▸ **DATA PROVIDED**:

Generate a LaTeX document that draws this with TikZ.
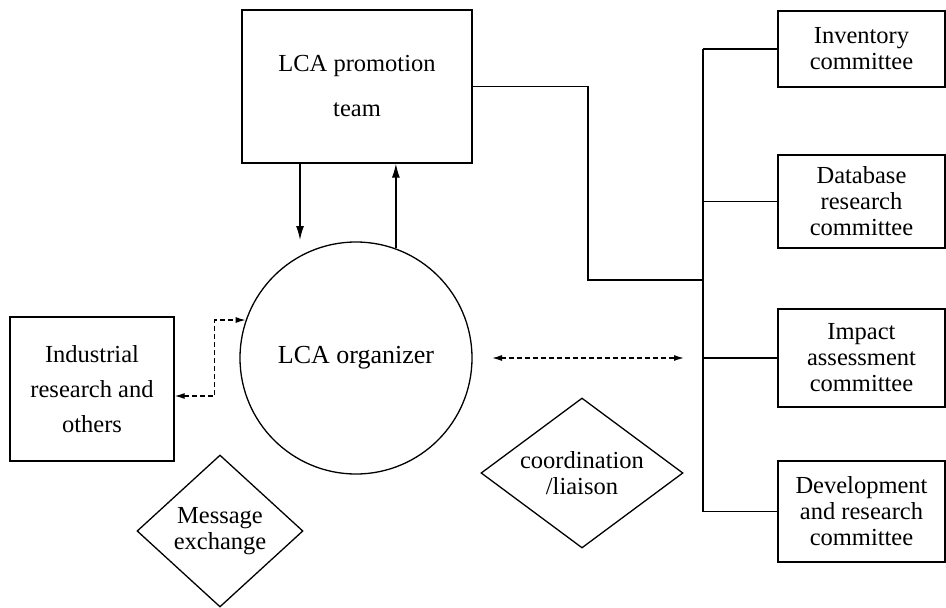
\documentclass[tikz,border=0pt]{standalone}
\usepackage{fontspec}
\setmainfont{Liberation Serif}
\usetikzlibrary{shapes.geometric,arrows.meta}

\begin{document}
\begin{tikzpicture}[x=1pt,y=-1pt,line width=1.3pt,
  txt/.style={font=\fontsize{24.5}{26}\selectfont,align=center},
  box/.style={draw,rectangle,inner sep=0pt,txt},
  combox/.style={box,minimum width=167pt},
  decision/.style={draw,diamond,inner sep=0pt,txt},
  solidarrow/.style={-{Latex[length=14pt,width=8pt]}},
  dasharrow/.style={{Latex[length=10pt,width=6pt]}-{Latex[length=10pt,width=6pt]},dash pattern=on 5pt off 3pt}]
\useasboundingbox (0,0) rectangle (946,608);

% central units
\node[box,minimum width=230pt,minimum height=153pt,
      font=\fontsize{24.5}{45}\selectfont] (team) at (357,86.5) {LCA promotion\\team};
\node[draw,circle,minimum size=232pt,inner sep=0pt,
      font=\fontsize{26}{28}\selectfont] (org) at (356,358) {LCA organizer};
\node[box,minimum width=164pt,minimum height=144pt,
      font=\fontsize{24.5}{35}\selectfont] (ind) at (92,389) {Industrial\\research and\\others};

% committees
\node[combox,minimum height=76pt]  (inv) at (861.5,49)    {Inventory\\committee};
\node[combox,minimum height=93pt]  (db)  at (861.5,201.5) {Database\\research\\committee};
\node[combox,minimum height=98pt]  (imp) at (861.5,358)   {Impact\\assessment\\committee};
\node[combox,minimum height=101pt] (dev) at (861.5,511.5) {Development\\and research\\committee};

% relation labels
\node[decision,aspect=1.35,minimum width=202pt,minimum height=150pt] (coord) at (582,473) {coordination\\/liaison};
\node[decision,aspect=1.09,minimum width=166pt,minimum height=152pt] (msg) at (220,531) {Message\\exchange};

% promotion team <-> organizer
\coordinate (down) at (300,240);
\draw[solidarrow] (team.south -| down) -- (down);
\draw[solidarrow] (org.70) -- (org.70 |- team.south);

% organizer <-> industry
\draw[dasharrow] ([yshift=-7pt]ind.east) -- ++(40,0) |- (org.161);

% coordination with the committees
\coordinate (la) at (492,358);
\coordinate (lb) at (684,358);
\draw[dasharrow] (la) -- (lb);

% committee bus
\coordinate (bend) at (588,280);
\coordinate (busx) at (703,0);
\draw (team.east) -| (bend) -- (bend -| busx);
\draw (inv.west -| busx) -- (dev.west -| busx);
\foreach \c in {inv,db,imp,dev}
  \draw (\c.west -| busx) -- (\c.west);
\end{tikzpicture}
\end{document}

▸ **SHORT EXERCISE**: Count every line in the listing above that holds "with", then report only the count.

▸ **TASK ANSWER**: 2